LAS FILAS DEL MAL
Confieso que no pude evitar entrar en las filas del mal. Me
alisté en el ejército del Diablo y él fue mi guía y mi guardián. Me arrastré
por el camino de la maldad desde que una noche, al despedirnos, me dijiste que
yo era todo para ti y que nunca me olvidarías. Ha pasado un año y todavía no sé
nada de ti. De tu menosprecio creció en mí un deseo incontrolable por ser tan terriblemente
malo que me llevó a hacer actos de dudosa moralidad.
Comencé a frecuentar lúgubres locales, me relacioné con
gente despreciable y tuve irrefrenables ataques de ira contra la gente de bien.
Arrastrado por oscuras intenciones, me aficioné al vudú y practiqué con una
muñeca obesa como tú. Para perfeccionar mi vileza, me uní a una secta de magia
negra, donde aprendí conjuros y oficié misas satánicas por encargo.
Con la resaca de una maléfica noche, me compré una túnica
con ribetes morados y un ataúd de nogal que vendían a precio de saldo. Desde
entonces duermo en mi ataúd de importación y hablo del bien y del mal con un
búho de madera que robé en un mercadillo.
En mi insaciable afán de beber de todas las fuentes del
mal, visité a un vidente africano que leyó el poso de un vaso que contenía
aguardiente de dudosa calidad. Puso los ojos en blanco y me dijo que ahora
tenías un novio formal al que conociste en una terapia para fumadores compulsivos.
También que tenías intención de hacerte diabética para no comer más dulces y ponerte
todavía más gorda. Imaginé a tu novio, entrado en carnes como tú, escondiendo
todos los espejos de la casa para que no vieras tu deplorable imagen. Le di
algo de propina para saber dónde encontrarte, pero solo supo decirme que
seguías viviendo en el barrio. Así que algunas noches tocaba los timbres de los
portales por si reconocía tu voz a través del interfono, y otras me entretenía
reventando los buzones de los vecinos por si me habías escrito cartas con la
dirección equivocada.
Me dediqué obsesivamente a espiar a los vecinos.

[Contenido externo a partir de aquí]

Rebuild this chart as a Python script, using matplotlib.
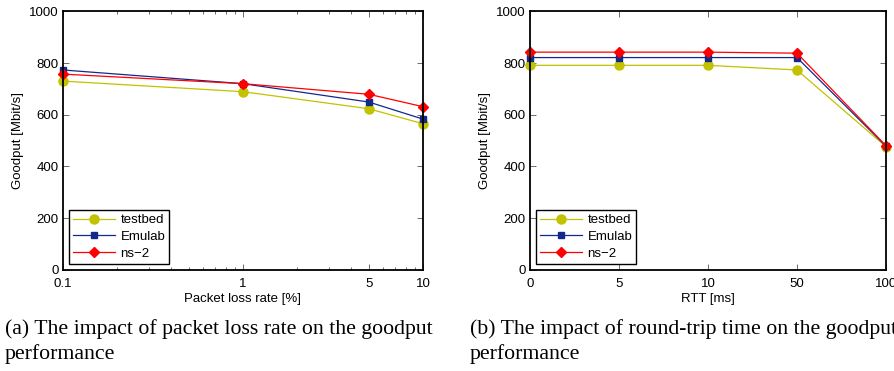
import numpy as np
import matplotlib as mpl
import matplotlib.pyplot as plt
from matplotlib.ticker import LogLocator, NullFormatter

mpl.rcParams['font.family'] = ['Liberation Sans', 'DejaVu Sans']
mpl.rcParams['font.size'] = 9.5

# data (a): packet loss rate
loss = [0.1, 1, 5, 10]
loss_testbed = [730, 689, 623, 565]
loss_emulab = [773, 720, 649, 583]
loss_ns2 = [757, 720, 679, 631]

# data (b): RTT, plotted at equal spacing
rtt_labels = ['0', '5', '10', '50', '100']
rtt_testbed = [791, 791, 791, 773, 476]
rtt_emulab = [821, 821, 821, 821, 478]
rtt_ns2 = [842, 842, 842, 838, 480]

names = ['testbed', 'Emulab', 'ns\u22122']
colors = ['#c2c200', '#12298c', '#ff0000']
markers = ['o', 's', 'D']
msizes = [6.5, 5, 5]

fig = plt.figure(figsize=(8.95, 3.71), dpi=100)
ax1 = fig.add_axes([63/895, 1-269.8/371, 360/895, 258.5/371])
ax2 = fig.add_axes([530/895, 1-269.8/371, 356/895, 258.5/371])

def style(ax):
    ax.set_ylim(0, 1000)
    ax.set_yticks([0, 200, 400, 600, 800, 1000])
    ax.set_ylabel('Goodput [Mbit/s]', labelpad=4)
    ax.tick_params(which='both', direction='in', top=True, right=True,
                   width=0.6, color='#555555')
    ax.tick_params(axis='x', pad=6)
    ax.tick_params(axis='y', pad=3)
    ax.tick_params(which='major', length=4)
    ax.tick_params(which='minor', length=2)
    for s in ax.spines.values():
        s.set_linewidth(1.3)
    ax.legend(loc='lower left', handlelength=3.2, fontsize=9.5,
              fancybox=False, edgecolor='black', framealpha=1,
              borderpad=0.3, labelspacing=0.35, handletextpad=0.4,
              borderaxespad=0.45).get_frame().set_linewidth(1.0)

series1 = [loss_testbed, loss_emulab, loss_ns2]
for vals, n, c, m, ms in zip(series1, names, colors, markers, msizes):
    ax1.plot(loss, vals, color=c, marker=m, markersize=ms, linewidth=0.9,
             label=n, markeredgecolor=c, clip_on=False)
ax1.set_xscale('log')
ax1.set_xlim(0.1, 10)
ax1.set_xticks(loss)
ax1.set_xticklabels(['0.1', '1', '5', '10'])
ax1.xaxis.set_minor_locator(LogLocator(base=10, subs=np.arange(2, 10)))
ax1.xaxis.set_minor_formatter(NullFormatter())
ax1.set_xlabel('Packet loss rate [%]', labelpad=2)
style(ax1)

pos = np.arange(len(rtt_labels))
series2 = [rtt_testbed, rtt_emulab, rtt_ns2]
for vals, n, c, m, ms in zip(series2, names, colors, markers, msizes):
    ax2.plot(pos, vals, color=c, marker=m, markersize=ms, linewidth=0.9,
             label=n, markeredgecolor=c, clip_on=False)
ax2.set_xlim(0, 4)
ax2.set_xticks(pos)
ax2.set_xticklabels(rtt_labels)
ax2.set_xlabel('RTT [ms]', labelpad=2)
style(ax2)

cap = dict(family=['Liberation Serif', 'DejaVu Serif'], fontsize=15.7, va='baseline')
fig.text(5/895, 1-334/371, '(a) The impact of packet loss rate on the goodput', **cap)
fig.text(5/895, 1-359/371, 'performance', **cap)
fig.text(470/895, 1-334/371, '(b) The impact of round-trip time on the goodput', **cap)
fig.text(470/895, 1-359/371, 'performance', **cap)

fig.savefig('out.png', dpi=100)
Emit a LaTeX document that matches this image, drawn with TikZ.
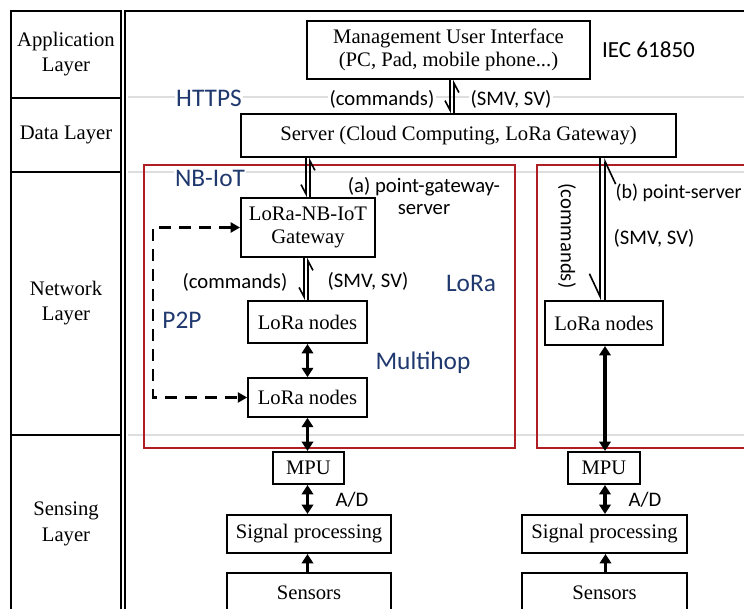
\documentclass[tikz,border=0pt]{standalone}
\usepackage{fontspec}
\setmainfont{Liberation Serif}
\newfontfamily\calibri{Carlito}
\usetikzlibrary{arrows.meta}

\definecolor{framered}{RGB}{175,30,35}
\definecolor{netblue}{RGB}{31,56,110}
\definecolor{guidegray}{RGB}{222,222,222}

\tikzset{
  blk/.style={draw, line width=1.5pt, fill=white, inner sep=1pt, align=center,
    font=\fontsize{15.5}{17.5}\selectfont},
  layername/.style={align=center, font=\fontsize{15.5}{19}\selectfont},
  lbl/.style={font=\calibri\fontsize{15.5}{16.5}\selectfont, inner sep=1pt, align=center},
  netlbl/.style={font=\calibri\fontsize{19}{21}\selectfont, text=netblue, inner sep=1pt},
  half/.style={line width=1.2pt, -{Straight Barb[harpoon,swap,length=7pt,angle'=56]}},
  halflong/.style={line width=1.2pt, -{Straight Barb[harpoon,swap,length=17pt,angle'=50]}},
  duplex/.style={line width=2.4pt, {Triangle[length=7pt,width=8.5pt]}-{Triangle[length=7pt,width=8.5pt]}},
  simplex/.style={line width=1.8pt, -{Triangle[length=7pt,width=8.5pt]}},
  p2parrow/.style={line width=1.7pt, dash pattern=on 9pt off 6pt,
    {Triangle[length=7pt,width=7.5pt]}-{Triangle[length=7pt,width=7.5pt]}},
  guide/.style={guidegray, line width=1.5pt},
  zone/.style={framered, line width=1.5pt}
}

\begin{document}
\begin{tikzpicture}[x={(0.75pt,0)}, y={(0,-0.75pt)}]
  \useasboundingbox (0,0) rectangle (744,609);
  \clip (0,0) rectangle (744,609);

  % layer column
  \draw[line width=1.8pt] (11,640) -- (11,11) -- (121,11) -- (121,640);
  \draw[line width=1.8pt] (11,98) -- (121,98);
  \draw[line width=1.8pt] (11,172) -- (121,172);
  \draw[line width=1.8pt] (11,435) -- (121,435);
  \node[layername] (lapp) at (66,54) {Application\\Layer};
  \node[layername] (ldata) at (66,135) {Data Layer};
  \node[layername] (lnet) at (66,303) {Network\\Layer};
  \node[layername] (lsens) at (66,524) {Sensing\\Layer};

  % main frame
  \draw[line width=1.8pt] (125,640) -- (125,11) -- (760,11);

  % guide lines
  \draw[guide] (128,97.5) -- (744,97.5);
  \draw[guide] (128,172.5) -- (744,172.5);
  \draw[guide] (128,435.5) -- (744,435.5);

  % network zones
  \draw[zone] (144,165) rectangle (515,448);
  \draw[zone] (537,165) rectangle (770,448);

  % blocks
  \node[blk, minimum width=212pt, minimum height=43.5pt] (mui) at (448.5,50)
    {Management User Interface\\(PC, Pad, mobile phone...)};
  \node[blk, minimum width=326pt, minimum height=32pt] (server) at (458.5,135.5)
    {Server (Cloud Computing, LoRa Gateway)};
  \node[blk, minimum width=100.5pt, minimum height=44pt] (gw) at (308,227.5)
    {LoRa-NB-IoT\\Gateway};
  \node[blk, minimum width=89pt, minimum height=31.5pt] (loraA) at (307.5,322) {LoRa nodes};
  \node[blk, minimum width=89pt, minimum height=29pt] (loraB) at (307.5,397.5) {LoRa nodes};
  \node[blk, minimum width=53pt, minimum height=24pt] (mpuA) at (308.5,468) {MPU};
  \node[blk, minimum width=123pt, minimum height=28.5pt] (sigA) at (309,534) {Signal processing};
  \node[blk, minimum width=123pt, minimum height=30pt] (senA) at (309,593) {Sensors};

  \node[blk, minimum width=88.5pt, minimum height=33pt] (loraC) at (604,323) {LoRa nodes};
  \node[blk, minimum width=54pt, minimum height=24pt] (mpuB) at (604,468) {MPU};
  \node[blk, minimum width=124pt, minimum height=28.5pt] (sigB) at (604.5,534) {Signal processing};
  \node[blk, minimum width=124pt, minimum height=30pt] (senB) at (604.5,593) {Sensors};

  % labels
  \node[lbl, font=\calibri\fontsize{17.3}{19}\selectfont] (iec) at (648.5,50) {IEC 61850};
  \node[netlbl, fill=white] (https) at (209,98) {HTTPS};
  \node[lbl, fill=white] (cmdtop) at (382,99) {(commands)};
  \node[lbl, fill=white] (smvtop) at (511,99) {(SMV, SV)};
  \node[netlbl, fill=white] (nbiot) at (210,178) {NB-IoT};
  \node[lbl] (pathA) at (424,196) {(a) point-gateway-\\server};
  \node[lbl] (cmdgw) at (235,282) {(commands)};
  \node[lbl] (smvgw) at (368,281) {(SMV, SV)};
  \node[netlbl] (lora) at (471,283) {LoRa};
  \node[netlbl] (p2p) at (182,320) {P2P};
  \node[netlbl] (multihop) at (423,363) {Multihop};
  \node[lbl] (adA) at (352,500) {A/D};
  \node[lbl] (adB) at (645,500) {A/D};
  \node[lbl, anchor=west, font=\calibri\fontsize{15}{16}\selectfont] (pathB) at (614,193) {(b) point-server};
  \node[lbl] (smvB) at (654,238) {(SMV, SV)};
  \node[lbl, rotate=-90] (cmdB) at (567,236) {(commands)};

  % half arrows (commands down, data up)
  \draw[half] ([xshift=1.1pt]mui.south) -- ([xshift=1.1pt]mui.south |- server.north);
  \draw[half] ([xshift=4.1pt]mui.south |- server.north) -- ([xshift=4.1pt]mui.south);
  \draw[half] ([xshift=-1.5pt]gw.north |- server.south) -- ([xshift=-1.5pt]gw.north);
  \draw[half] ([xshift=1.5pt]gw.north) -- ([xshift=1.5pt]gw.north |- server.south);
  \draw[half] ([xshift=-2.6pt]loraA.north |- gw.south) -- ([xshift=-2.6pt]loraA.north);
  \draw[half] ([xshift=0.4pt]loraA.north) -- ([xshift=0.4pt]loraA.north |- gw.south);
  \draw[halflong] ([xshift=-3pt]loraC.north |- server.south) -- ([xshift=-3pt]loraC.north);
  \draw[halflong] ([xshift=0.8pt]loraC.north) -- ([xshift=0.8pt]loraC.north |- server.south);

  % links
  \draw[duplex] (loraA.south) -- (loraA.south |- loraB.north);
  \draw[duplex] (loraB.south) -- (loraB.south |- mpuA.north);
  \draw[duplex] (mpuA.south -| loraB.south) -- (loraB.south |- sigA.north);
  \draw[simplex] (senA.north -| loraB.south) -- (loraB.south |- sigA.south);
  \draw[duplex] ([xshift=0.75pt]loraC.south) -- ([xshift=0.75pt]loraC.south |- mpuB.north);
  \draw[duplex] ([xshift=0.75pt]mpuB.south) -- ([xshift=0.75pt]mpuB.south |- sigB.north);
  \draw[simplex] ([xshift=0.75pt]senB.north) -- ([xshift=0.75pt]senB.north |- sigB.south);

  % P2P link
  \coordinate (p2pl) at (153,0);
  \draw[p2parrow] (gw.west) -- (gw.west -| p2pl) |- (loraB.west);
\end{tikzpicture}
\end{document}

Así supe
que el Demonio era un ser egoísta y obsceno que todas las noches visitaba a las
solteras de mi calle y las atemorizaba con el fuego eterno para llevárselas a
la cama. Un día descubrí que vivías en el edificio de enfrente y que el Maligno
te visitaba todas las noches, porque os veía salir desnudos al balcón a fumaros
un cigarrillo tras otro.
Pero llegó el día que decidí olvidarme de ti para siempre.
Empeñé la túnica y el ataúd y desde entonces soy un tipo corriente: me gusta
mirar el escote de las cajeras, robo bolis de la copistería y de vez en cuando
dejo que mi perrita orine en el ascensor.